Kicking off the Glasgow Film Festival this year is While We’re Young, the latest effort from indie filmmaker extraordinaire Noah Baumbach. His last film, Frances Ha, was a stylishly black and white look at the aimlessness of a 20-something in New York. This feels somewhat like the opposite side of that same coin 20 years later, concerned not so much with “what do I do now?” but more with “can’t I be like I was?”
The film follows middle-aged married couple Josh and Cornelia (Ben Stiller and Naomi Watts), with a perfectly secure and by all accounts happy life. However, not quite ready to live the fully grown up life that is supposed to automatically come along with their age, they meet and befriend a much younger, hipster couple (Adam Driver and Amanda Seyfried) with whom Josh shares a vocation; documentary filmmaking. At first they thrive on the spirited energy the other couple brings but they soon begin to suspect their newfound companions aren’t as straightforward and sincere as they first thought.
On the surface While We’re Young seems like just another in a long line of quirky dramedies in which ageing characters complain. However, it’s with a ferociously witty, observant and comically relatable script that Baumbach more than succeeds in setting his film apart from that most crowded of crowds. The wonderfully drawn, expertly played characters are imbued with such a sense of believability thanks to the smart writing that really gives them room to breathe in their own story. And it’s a testament to Baumbach’s writing that even in some of the films more outlandish, even sitcom-esque broad situations – notably a scene in which Josh and Cornelia are invited to take drugs at some sort of ceremony – that it remains authentic.

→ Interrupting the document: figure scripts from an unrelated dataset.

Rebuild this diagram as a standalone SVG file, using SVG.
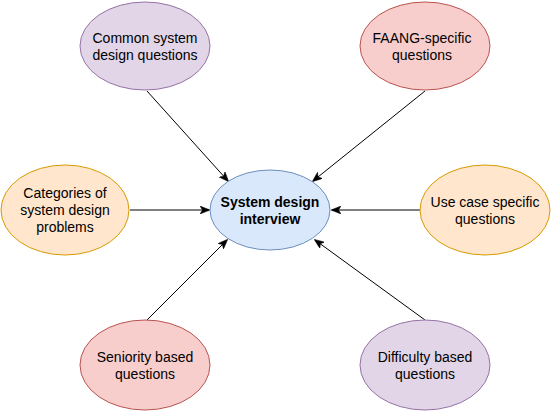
<svg xmlns="http://www.w3.org/2000/svg" width="551" height="411" viewBox="0 0 551 411">
<style>
text{font-family:"Liberation Sans",Arial,Helvetica,sans-serif;font-size:14px;fill:#000;text-anchor:middle}
.b{font-weight:bold}
.purple{fill:#e1d5e7;stroke:#9673a6;stroke-width:1}
.red{fill:#f8cecc;stroke:#b85450;stroke-width:1}
.orange{fill:#ffe6cc;stroke:#d79b00;stroke-width:1}
.blue{fill:#dae8fc;stroke:#6c8ebf;stroke-width:1}
.edge{fill:none;stroke:#000;stroke-width:1;marker-end:url(#arr)}
</style>
<defs>
<marker id="arr" viewBox="0 0 10 8" refX="9" refY="4" markerWidth="10" markerHeight="8" markerUnits="userSpaceOnUse" orient="auto">
<path d="M0,0 L10,4 L0,8 L2.5,4 Z" fill="#000" stroke="#000" stroke-width="0.5"/>
</marker>
</defs>
<g id="connectors">
<path class="edge" d="M147,91 L228,181"/>
<path class="edge" d="M425,91 L313,181"/>
<path class="edge" d="M130,210 L209,210"/>
<path class="edge" d="M420,210 L332,210"/>
<path class="edge" d="M147,320 L227,240"/>
<path class="edge" d="M425,320 L315,240"/>
</g>
<g id="center">
<ellipse class="blue" cx="270" cy="210" rx="60" ry="40"/>
<text class="b" x="270" y="207">System design</text>
<text class="b" x="270" y="224">interview</text>
</g>
<g id="common">
<ellipse class="purple" cx="145" cy="46" rx="65" ry="44"/>
<text x="145" y="43">Common system</text>
<text x="145" y="60">design questions</text>
</g>
<g id="faang">
<ellipse class="red" cx="425" cy="46" rx="65" ry="44"/>
<text x="422" y="43">FAANG-specific</text>
<text x="422" y="60">questions</text>
</g>
<g id="categories">
<ellipse class="orange" cx="65" cy="210" rx="64" ry="45"/>
<text x="65" y="198">Categories of</text>
<text x="65" y="215">system design</text>
<text x="65" y="232">problems</text>
</g>
<g id="usecase">
<ellipse class="orange" cx="485" cy="210" rx="65" ry="45"/>
<text x="485" y="207">Use case specific</text>
<text x="485" y="224">questions</text>
</g>
<g id="seniority">
<ellipse class="red" cx="145" cy="365" rx="65" ry="45"/>
<text x="145" y="362">Seniority based</text>
<text x="145" y="379">questions</text>
</g>
<g id="difficulty">
<ellipse class="purple" cx="425" cy="365" rx="65" ry="45"/>
<text x="425" y="362">Difficulty based</text>
<text x="425" y="379">questions</text>
</g>
</svg>
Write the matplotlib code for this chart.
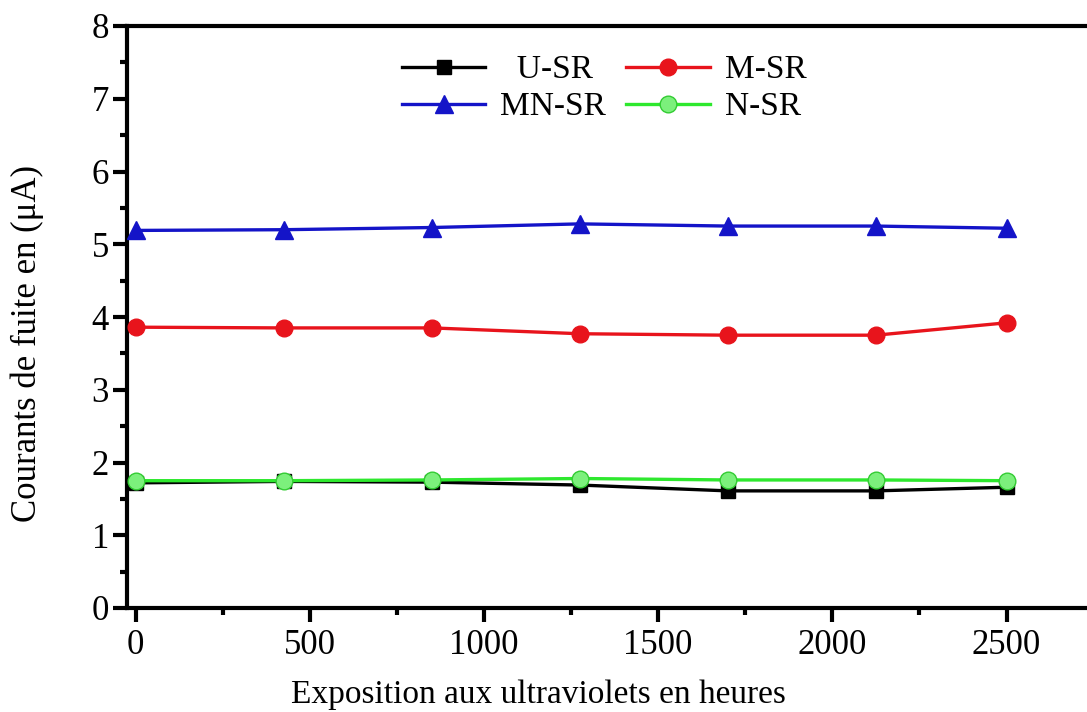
import matplotlib
matplotlib.use("Agg")
import matplotlib.pyplot as plt
from matplotlib.ticker import MultipleLocator

hours = [0, 425, 850, 1275, 1700, 2125, 2500]
u_sr = [1.72, 1.74, 1.73, 1.69, 1.61, 1.61, 1.66]
m_sr = [3.86, 3.85, 3.85, 3.77, 3.75, 3.75, 3.92]
mn_sr = [5.19, 5.20, 5.23, 5.28, 5.25, 5.25, 5.22]
n_sr = [1.75, 1.75, 1.76, 1.78, 1.76, 1.76, 1.75]

plt.rcParams['font.family'] = ['Liberation Serif', 'DejaVu Serif']
plt.rcParams['mathtext.fontset'] = 'stix'

fig = plt.figure(figsize=(10.87, 7.12), dpi=100)
ax = fig.add_axes([127/1087, 1-608/712, (1111-127)/1087, (608-26)/712])

lu, = ax.plot(hours, u_sr, color='black', lw=2.4, marker='s', ms=10, label='  U-SR', zorder=3)
lm, = ax.plot(hours, m_sr, color='#e8141c', lw=2.4, marker='o', ms=12, label='M-SR', zorder=3)
lmn, = ax.plot(hours, mn_sr, color='#1414c8', lw=2.4, marker='^', ms=13, label='MN-SR', zorder=3)
ln, = ax.plot(hours, n_sr, color='#2ee82e', lw=2.4, marker='o', ms=12, mfc='#7cf07c',
              mec='#33cc33', label='N-SR', zorder=4)

ax.set_xlim(-25, 2800)
ax.set_ylim(0, 8)
ax.xaxis.set_major_locator(MultipleLocator(500))
ax.xaxis.set_minor_locator(MultipleLocator(250))
ax.yaxis.set_major_locator(MultipleLocator(1))
ax.yaxis.set_minor_locator(MultipleLocator(0.5))

for s in ['left', 'bottom', 'top', 'right']:
    ax.spines[s].set_linewidth(3)

ax.tick_params(axis='both', which='major', direction='out', length=10, width=3,
               labelsize=25)
ax.tick_params(axis='x', which='major', pad=5)
ax.tick_params(axis='y', which='major', pad=3)
ax.tick_params(axis='both', which='minor', direction='out', length=5, width=3)

ax.set_xlabel('Exposition aux ultraviolets en heures', fontsize=24)
ax.set_ylabel('Courants de fuite en (μA)', fontsize=25)
ax.xaxis.set_label_coords(0.418, -0.122)
ax.yaxis.set_label_coords(-0.084, 0.455)

leg = ax.legend(handles=[lu, lmn, lm, ln], ncol=2, loc='upper center',
                bbox_to_anchor=(0.485, 0.985), frameon=False, fontsize=24,
                handlelength=2.5, columnspacing=0.6, handletextpad=0.45,
                labelspacing=0.2, borderaxespad=0.2)

fig.savefig('out.png', dpi=100)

The performances are uniformly great, from Watts as the wife desperately trying to cling onto the youth the newly befriended couple displays to man-of-the-moment Adam Driver as the effortlessly at ease documentarian Jamie, and in the case of Stiller I don’t think he’s ever been better. It’s the second time he’s worked with Baumbach (the first being in the under-appreciated Greenberg), striking a perfectly balanced dramatic and comedic chord as a character trying to get down with the kids, as it were, but slowly accepting that he’s simply not a “cool” 20-something anymore.
Quite apart from its tackling of issues like getting older and trying to relive the past, the film also explores the idea of authenticity in cinema, particularly documentary filmmaking, and what it means to arrive at a dramatic conclusion honestly. This comes to a head in a moment that seems at first like a cheap gimmick that threatens to derail much of the good work the film has done in the lead up. Thankfully it’s handled with a dramatic narrative precision so that it not only makes sense with what’s come before but is actually at the heart of what the film is trying to say.
There’s a lightness of touch to Baumbach’s latest film that makes it a breezily enjoyable, genuinely laugh-a-minute experience. But it’s that very breeziness that helps the film’s more dramatic moments to sneak up on you, particularly its cathartic, pathos-filled conclusion. It’s like the cinematic equivalent of a warm hug from someone who actually has something observant and important to say about life, growing old and acting your age. Wonderful.
I really like Baumbach. I find his characters easier to stomach than Woody Allen’s.